NEW YORK (Reuters) - Standard & Poor’s on Monday warned it may downgrade the credit ratings of 15 euro zone countries as the region’s debt crisis deepens.
MOGENS HAUSCHILDT, REGIONAL DIRECTOR, WESTERN UNION BUSINESS SOLUTIONS, VANCOUVER, BRITISH COLUMBIA
“I think it’s turning up the pressure on the EU but I don’t think it’s a surprise. It’s very difficult. This situation is not going to go away. But they need to stem the bleeding. The market is very quiet even after the S&P news. That’s because they are set for the ECB and the EU meeting on Friday. The focus will be on the ECB Thursday to see if they’ll do more toward being lender of last resort. And if Merkel and Sarkozy are going to make a new treaty, that could help, but it won’t solve it all.”
CARLEY GARNER, SENIOR ANALYST, DECARLEY TRADING, LAS VEGAS:
”This isn’t an official credit downgrade, but it is a not so subtle warning to European nations that they must work toward getting their house in order.
Naturally, the headline didn’t offer traders any new perspective or give them anything that wasn’t already known, but it didn’t seem to matter. All the market needed was a reminder as to why Treasuries have been perpetually high in recent months and this piece of news delivered.”

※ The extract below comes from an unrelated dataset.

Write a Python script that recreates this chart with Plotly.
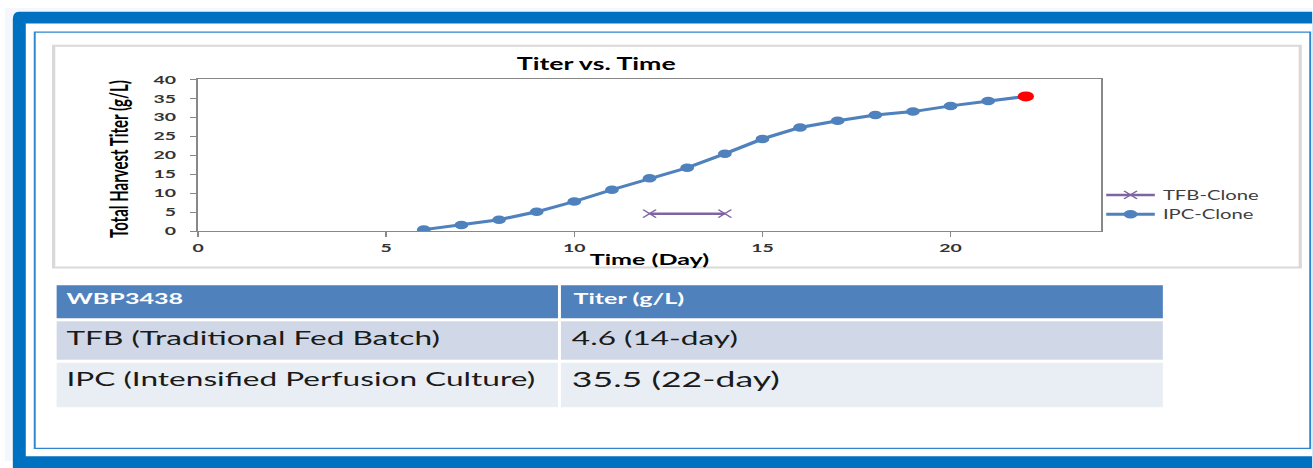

CARY LEAHEY, MANAGING DIRECTOR AND SENIOR ECONOMIST, DECISION ECONOMICS, NEW YORK
“You can argue it’s a lagging indicator of the consensus but it is a negative. It includes countries up to and including Germany. Germany might be a bit of a surprise because it has a sterling credit rating. But one thing Germany is worried about is whether, if they share the financial burdens of some of their financial partners, their own credit standing will suffer. In the case of Germany the loss of a AAA credit rating might not mean the loss of Merkel’s career. But Sarkozy might be more vulnerable in France.”
WILLIAM LARKIN, FIXED INCOME PORTFOLIO MANAGER, CABOT MONEY MANAGEMENT, SALEM, MASSACHUSETTS:
”We were running on some good news for a couple of days so we were about due for something negative. This is like kicking somebody when they are down. I don’t know how much of this is priced into the market. It looks like we are not getting a big reaction on the 10-year (Treasury note) right now, but the European market is closed.
“The most important thing going forward right now is that yields on these bonds remain in the current range -- they seem like they are trending down, which is a positive for everybody involved. Part of this is probably priced in, or even the majority of it, but we will find out tomorrow.”
FRED DICKSON, CHIEF MARKET STRATEGIST, THE DAVIDSON COS., LAKE OSWEGO, OREGON
”At this point I can’t say anybody would be surprised. All of these governments have fairly significant debt as a percentage of their GDPs. They have debt levels relative to their GDP in the same range as the U.S. or slightly higher. All I can say is what took them so long.
“It’s the first yellow flag that it could happen across the board. Anything that seems like a little bit of bad news causes a little bit of a sell-off.”
DAN FUSS, VICE CHAIRMAN, LOOMIS SAYLES, WHICH OVERSEES MORE THAN $160 BILLION IN ASSETS
“It would bring the top six in line with the United States. When you look at the underlying factors here, Are these really better credits than the U.S.? No. Not by a long shot.”
JACOB OUBINA, SENIOR US ECONOMIST, RBC CAPITAL MARKETS, NEW YORK
”I don’t think it should surprise anybody. From my perspective this was a long time coming, given all the issues and given the fact that they’ve made very little headway on the crisis.
”We got a pretty significant leg down in Treasury yields when the rumors started circulating about an hour ago.
”If Germany gets knocked down, and that looks highly likely, Treasuries (yields) are going to break back down to their recent lows. It’s going to be tough to get down past the 1.90 percent (10-year yield) level.
“It’s an interesting week for this to happen. The U.S. is incredibly slow this week, with data and Fedspeak, so all eyes are on Europe and this has the potential to have even more of an impact this week than it would have perhaps last week.”
BRIAN DOLAN, CHIEF STRATEGIST, FOREX.COM, BEDMINSTER, NEW JERSEY
“I still think the ratings agencies suffer from a credibility deficit. That said, we know Europe is facing a dire situation here and this action seems appropriate. Ultimately, it may be S&P signaling to the EU this is it, that they’ve got to get something done now. If they are trying to send a message, now is a good time. This should weigh on risk sentiment. I’d be surprised to see European equity markets rally tomorrow. As for the euro, there’s some magic support keeping it up. There’s enough optimism that Europe will do something this time, so euro sellers are pretty nervous.”